- Born: 28 May 1944 Cornwall, United Kingdom
- Died: 19 May 2002 (aged 57)
- Resting place: Buckland Monachorum, Devon, United Kingdom
- Occupation: Prisoner rights activist
- Years active: 1983–2002
- Organization: Women in Prison

= Chris Tchaikovsky =

British social activist (1944–2002)

Chris Ryder-Tchaikovsky (28 May 1944 – 19 May 2002) was a British social activist. After serving a custodial prison sentence at HM Prison Holloway during the 1970s, she became an activist for the reform of the criminal justice system for women, and in 1984 co-founded Women in Prison, a charity supporting incarcerated women.

== Biography ==

=== Early life and criminality ===
Tchaikovsky was born into a middle-class family in Cornwall and was one of six children. She struggled in school, and moved to Plymouth and later to London during the 1960s. While in London, Tchaikovsky became the leader of a criminal gang known as the Happy Family who committed crimes including cashing cheques and traveller's cheques with forged identification. She was eventually caught and charged with fraud, and on 22 October 1973 was sentenced to serve 15 months' imprisonment at HM Prison Holloway. During Tchaikovsky's time in prison, a fellow inmate, Patricia Holloway, died after setting fire to her cell, which was attributed to neglect, isolation and mental strain experienced by women in prison. Tchaikovsky subsequently described prison as a "brutalising, disabling and deforming experience".

=== Activism ===
In 1983, spurred by the death of another women in a fire at Holloway after it was alleged that officers had disabled her fire alarm to enable them to sleep, Tchaikovsky co-founded the charity Women in Prison alongside criminologist Pat Carlen. The charity aimed to support women presently or previously imprisoned, and has expanded to support women involved in the criminal justice system more generally.; Tchaikovsky served as WIP's director. WIP supported women leaving prison with access to employment and accommodation. Through WIP, Tchaikovsky established Education Training Connection, which offered education and training opportunities to women in prison. She also edited a quarterly magazine distributing within women's prisons that included creative pieces by prisoners. Tchaikovsky called for more targeted support for female offenders, including widespread access to rehabilitation programmes for substance users, and mental health support for women in mental health institutions; she was a key figure in the establishment of Women in Special Hospitals (WISH), addressing the mistreatment of women in prison with mental health conditions.
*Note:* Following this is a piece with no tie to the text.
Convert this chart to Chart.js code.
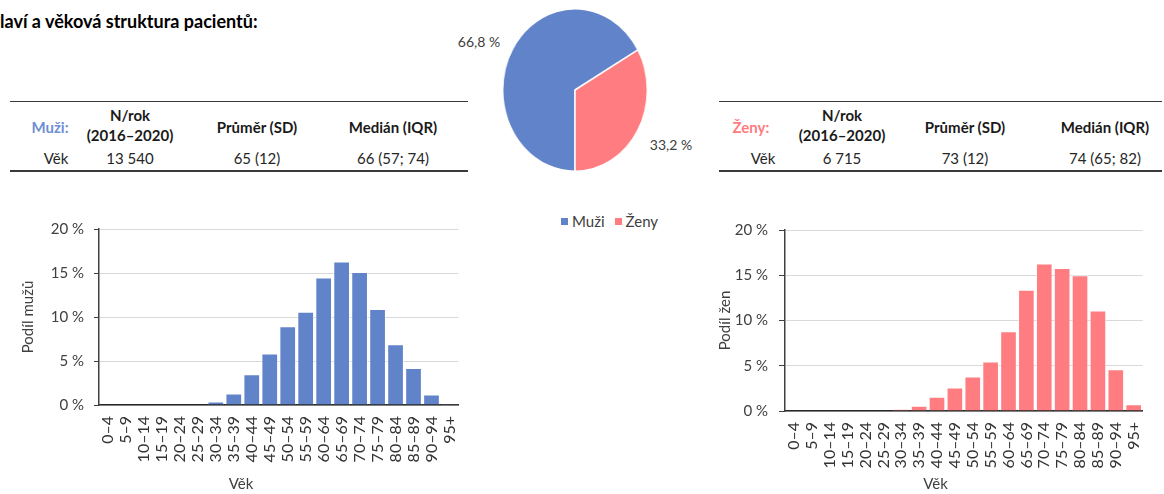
<!DOCTYPE html>
<html>
<head>
<meta charset="utf-8">
<script src="https://cdn.jsdelivr.net/npm/chart.js@4.4.1/dist/chart.umd.min.js"></script>
<style>
  html, body { margin: 0; padding: 0; }
  body { width: 1164px; height: 494px; position: relative; overflow: hidden; background: #fff; font-family: Lato, "Open Sans", sans-serif; color: #262626; }
  .abs { position: absolute; white-space: nowrap; }
  .title { left: 0; top: 10px; font-size: 18px; font-weight: bold; color: #000; }
  .line-top { position: absolute; height: 1px; background: #3a3a3a; }
  .line-bot { position: absolute; height: 2px; background: #3a3a3a; }
  .hdr { font-weight: bold; font-size: 15px; color: #1a1a1a; text-align: center; line-height: 20px; transform: translateX(-50%); }
  .val { font-size: 15px; color: #262626; text-align: center; line-height: 20px; transform: translateX(-50%); }
  .lbl { font-size: 15px; font-weight: bold; line-height: 20px; transform: translateX(-50%); }
  .pielbl { font-size: 14px; color: #404040; line-height: 18px; transform: translate(-50%, -50%); }
  .legend { font-size: 15px; color: #404040; line-height: 18px; display: flex; align-items: center; }
  .legend .sw { width: 7px; height: 7px; display: inline-block; margin-right: 4px; }
  .legend .it { display: flex; align-items: center; margin-right: 10px; }
  canvas { position: absolute; }
</style>
</head>
<body>
<div class="abs title">laví a věková struktura pacientů:</div>
<div id="tables"></div>
<canvas id="pie" width="164" height="164" style="left:493px; top:8px; width:164px; height:164px; transform: scaleX(0.89); transform-origin: 82px 82px;"></canvas>
<div id="pieLabels"></div>
<div id="legend" class="abs legend" style="left:561px; top:212px;"></div>
<canvas id="histMen" width="480" height="284" style="left:0px; top:210px; width:480px; height:284px;"></canvas>
<canvas id="histWomen" width="464" height="284" style="left:700px; top:210px; width:464px; height:284px;"></canvas>

<script>
// ---- DATA ----
const ageGroups = ['0–4','5–9','10–14','15–19','20–24','25–29','30–34','35–39','40–44','45–49','50–54','55–59','60–64','65–69','70–74','75–79','80–84','85–89','90–94','95+'];
const menShare   = [0,0,0,0,0,0,0.4,1.3,3.5,5.85,8.95,10.6,14.5,16.3,15.1,10.9,6.9,4.2,1.2,0.1];
const womenShare = [0,0,0,0,0,0,0.2,0.57,1.57,2.6,3.8,5.46,8.8,13.4,16.3,15.8,15.0,11.1,4.6,0.75];
const pieLabels = ['Muži','Ženy'];
const pieShares = [66.8, 33.2];
const yTickValues = [0,5,10,15,20];
const tableHeaders = ['N/rok\n(2016–2020)','Průměr (SD)','Medián (IQR)'];
const rowLabel = 'Věk';
const menStats = ['13 540','65 (12)','66 (57; 74)'];
const womenStats = ['6 715','73 (12)','74 (65; 82)'];

// ---- STYLE ----
const BLUE = '#6083C9';
const PINK = '#FF7C80';
const TXT = '#404040';
const FONT = 'Lato, "Open Sans", sans-serif';
Chart.defaults.font.family = FONT;
Chart.defaults.color = TXT;

// ---- TABLES ----
function buildTable(cfg) {
  const host = document.getElementById('tables');
  const add = (cls, style, text) => {
    const d = document.createElement('div');
    d.className = cls; d.setAttribute('style', style);
    d.textContent = text; host.appendChild(d);
    return d;
  };
  add('line-top', `left:${cfg.x0}px; width:${cfg.x1 - cfg.x0}px; top:101px;`, '');
  add('line-bot', `left:${cfg.x0}px; width:${cfg.x1 - cfg.x0}px; top:170px;`, '');
  add('abs lbl', `left:${cfg.labelX}px; top:117px; color:${cfg.color};`, cfg.label);
  tableHeaders.forEach((h, i) => {
    const lines = h.split('\n');
    const top = lines.length === 2 ? 105 : 117;
    const d = add('abs hdr', `left:${cfg.cols[i]}px; top:${top}px;`, '');
    d.innerHTML = lines.join('<br>');
  });
  add('abs val', `left:${cfg.rowX - 14}px; top:148px;`, rowLabel);
  cfg.stats.forEach((s, i) => add('abs val', `left:${cfg.cols[i]}px; top:148px;`, s));
}
buildTable({x0: 10, x1: 468, label: 'Muži:', color: '#6E8FD2', labelX: 50, rowX: 70, cols: [130, 257, 393], stats: menStats});
buildTable({x0: 719, x1: 1162, label: 'Ženy:', color: PINK, labelX: 751, rowX: 777, cols: [842, 965, 1105], stats: womenStats});

// ---- PIE ----
new Chart(document.getElementById('pie'), {
  type: 'pie',
  data: { labels: pieLabels, datasets: [{ data: pieShares, backgroundColor: [BLUE, PINK], borderColor: '#ffffff', borderWidth: 1.5 }] },
  options: {
    responsive: false, animation: false, rotation: 180,
    layout: { padding: 0 },
    plugins: { legend: { display: false }, tooltip: { enabled: false } }
  }
});
const fmtPct = v => v.toFixed(1).replace('.', ',') + ' %';
const pieLabelPos = [[479, 42], [671, 145]];
const pl = document.getElementById('pieLabels');
pieShares.forEach((v, i) => {
  const d = document.createElement('div');
  d.className = 'abs pielbl';
  d.style.left = pieLabelPos[i][0] + 'px';
  d.style.top = pieLabelPos[i][1] + 'px';
  d.textContent = fmtPct(v);
  pl.appendChild(d);
});
const lg = document.getElementById('legend');
pieLabels.forEach((l, i) => {
  const it = document.createElement('span');
  it.className = 'it';
  it.innerHTML = `<span class="sw" style="background:${[BLUE, PINK][i]}"></span>${l}`;
  lg.appendChild(it);
});

// ---- HISTOGRAMS ----
function makeHist(id, data, color, yTitle, g) {
  return new Chart(document.getElementById(id), {
    type: 'bar',
    data: { labels: ageGroups, datasets: [{ data, backgroundColor: color, borderColor: 'rgba(255,255,255,0.55)', borderWidth: 1, barPercentage: 0.93, categoryPercentage: 1 }] },
    options: {
      responsive: false, animation: false,
      layout: { padding: { left: g.padL, right: g.padR, top: g.padT, bottom: 0 } },
      plugins: {
        legend: { display: false }, tooltip: { enabled: false },
        title: { display: true, position: 'bottom', text: 'Věk', color: TXT, font: { size: 15, weight: 'normal', family: FONT }, padding: { top: 2, bottom: 1 } }
      },
      scales: {
        x: {
          grid: { display: false, drawTicks: false },
          border: { display: true, color: '#262626', width: 1.5 },
          ticks: { autoSkip: false, maxRotation: 90, minRotation: 90, padding: 11, color: '#333', font: { size: 16, family: FONT } },
          afterFit: s => { s.height = g.xH; }
        },
        y: {
          min: 0, max: 20,
          afterBuildTicks: s => { s.ticks = yTickValues.map(v => ({ value: v })); },
          grid: { color: '#d9d9d9', lineWidth: 1, tickColor: '#404040', tickLength: g.tick },
          border: { display: true, color: '#404040', width: 1.5 },
          ticks: { padding: g.tpad, color: TXT, font: { size: 15, family: FONT }, callback: v => v + ' %' },
          title: { display: true, text: yTitle, color: TXT, font: { size: 15, family: FONT }, padding: { top: 4, bottom: 4 } },
          afterFit: s => { s.width = g.yW; }
        }
      }
    }
  });
}
makeHist('histMen', menShare, BLUE, 'Podíl mužů', { padL: 15, padR: 13, padT: 14, xH: 68, yW: 84, tick: 5, tpad: 10 });
makeHist('histWomen', womenShare, PINK, 'Podíl žen', { padL: 12, padR: 5, padT: 15, xH: 62, yW: 73, tick: 6, tpad: 11 });
</script>
</body>
</html>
Tchaikovsky believed that punishing the "most hurt" in society in order to "teach them how to live" was "futile". She noted that many female offenders had experienced abuse, violence, sexual violence and poverty prior to entering the criminal justice system, and also believed that more attention should be given to the links between class, gender, race and imprisonment rates. Tchaikovsky believed it was important to consider issues experienced by women in children, including mothers separated from their children (who often ended up in state care) and issues of drug addiction. She felt that the penal system was "falling apart" and would continue to do so without adequate resources and funding from the government. Tchaikovsky was a driving force behind the establishment of the Holloway Remand Scheme, which replaced long custodial sentences with community-based reparation work alongside intensive support.

In 1985, Tchaikovsky contributed to the book Criminal Women, which became an important text in the field if criminology. In 1997, she was named a Cropwood fellow and spent a year at the University of Cambridge's Institute of Criminology, producing a study of 100 female prisoners, almost half of whom had gone through the Holloway Remand Scheme. The project was published in 2000 as One Hundred Women and notably highlighted the high number of imprisoned women who had experienced abuse as children. Tchaikovsky worked with Inquest to investigate the rise in deaths of women in prison.

Tchaikovsky wrote plays for Clean Break, which put on performances by women who had been through the criminal justice system; her play The Easter Egg was performed at the Edinburgh Fringe Festival in 1985. She served as a consultant for the ITV series Bad Girls, set in a women's prison.

Tchaikovsky died on 19 May 2022 at the age of 57 of respiratory problems. She was buried in Buckland Monachorum next to her father.

== Legacy ==
In June 2018, the British government launched its Female Offender Strategy, containing much of what Tchaikovsky campaigned on for decades, including replacing prison sentences with sentences in the community alongside intensive support to address issues such as addiction, trauma, debt and homelessness.

In 2020, Lockdown, a radio play about Tchaikovsky, made in collaboration with the Prison Radio Association utilising verbatim quotes from Tchaikovsky, premiered on BBC Radio 4.